Graph Representation

Only the most important transitions are shown here. Obvious transitions like UpdateNeighbor message in a connected state are omitted here.

FSM Graph Representation

Figure 1: FSM Graph Representation

Workflows

Join via Address

FSM Join Workflow

Figure 2: FSM Join Workflow

To join the network via a given address, the node transitions first into the wait-for-join-accept state through the join-signal. There it sends the initial join message into the network to the given address. At the same time, the node sets a timeout. If he does not receive a join-accept message within the given period, the join-accept response timeout gets triggered. The FSM transitions into the error state, where it needs to be handled how to proceed.

If the node receives a join-accept message fast enough, it transitions into the connected state and becomes an active member of the network. It still needs to send the join-accept-ack message to the parent.

Join via Bootstrap

FSM Join with Bootstrap Workflow

Figure 3: FSM Join with Bootstrap Workflow

The join via bootstrap process is an additional step. We do not transition straight into the wait-for-join-accept state, but first into the wait-for-bootstrap response state. There the node has to wait for a given period of time to collect bootstrap response messages. After a timeout expires and the node received at least one valid bootstrap-response message, it goes into the wait-for-join-accept state and sends one initial join message into the network.

If the node did not receive a valid bootstrap response, it does not know an address to join the network properly. It, therefore, transitions into the error state.

Leave with Replacement

Note: Doesn't include the changes for concurrent operations yet

FSM Leave with Replacement Workflow

Figure 4: FSM Leave with Replacement Workflow

The leaving node gets a leave signal and recognizes that it cannot just leave the position by itself, but needs to get replaced by another node. This signal triggers the transition into the waiting-for-replacement-offer state, where the leaving node sends out the initial find-replacement message. From here the leaving node e.g. also cannot accept a child anymore.

If the leaving node does not receive a replacement-offer message within a given period of time, it does back into the connected state - because it is still an active member of the network. Whether the node should try to leave again needs to be determined from above.

If the leaving node receives a replacement offer fast enough, it goes into an idle state and is not part of the network anymore. From the idle state, it still needs to send the replacement ack back to the replacing node though!

Further Considerations

In any connected state (where the node is a part of the network), each node must be able to send and receive non-critical messages. Connected states are: Connected, Connected Replacing, Connected Accepting Child, Connected Swapping, and Waiting for Replacement Offer.

Non-critical messages to send are Join (for forwarding), UpdateNeighbors, RemoveNeighbor, GetNeighbor, InformAboutNeighbor, SearchExact, ReplacementUpdate, and FindReplacement (for forwarding).

Non-critical messages to receive are all the same as above plus Bootstrap Discover because any node in the network could potentially receive a bootstrap discover message.

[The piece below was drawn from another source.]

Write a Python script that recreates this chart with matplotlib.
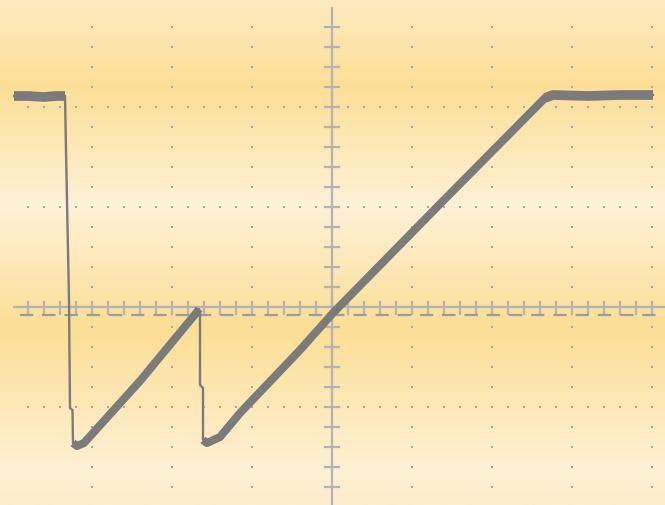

These non-critical messages are all related to other nodes wanting to join/leave/swap and update the network information. But they do not change the state of the node sending/receiving the message.

In the Idle State, there are Transitions possible, which are related to leave updates. If a node can leave the network without replacement, it directly transitions from the connected to the idle state through the leave signal. But afterward, it still needs to be able to send update messages about its departure into the network. This is the only reason why sending UpdateNeighbor, RemoveNeighbor, and SearchExact is allowed there.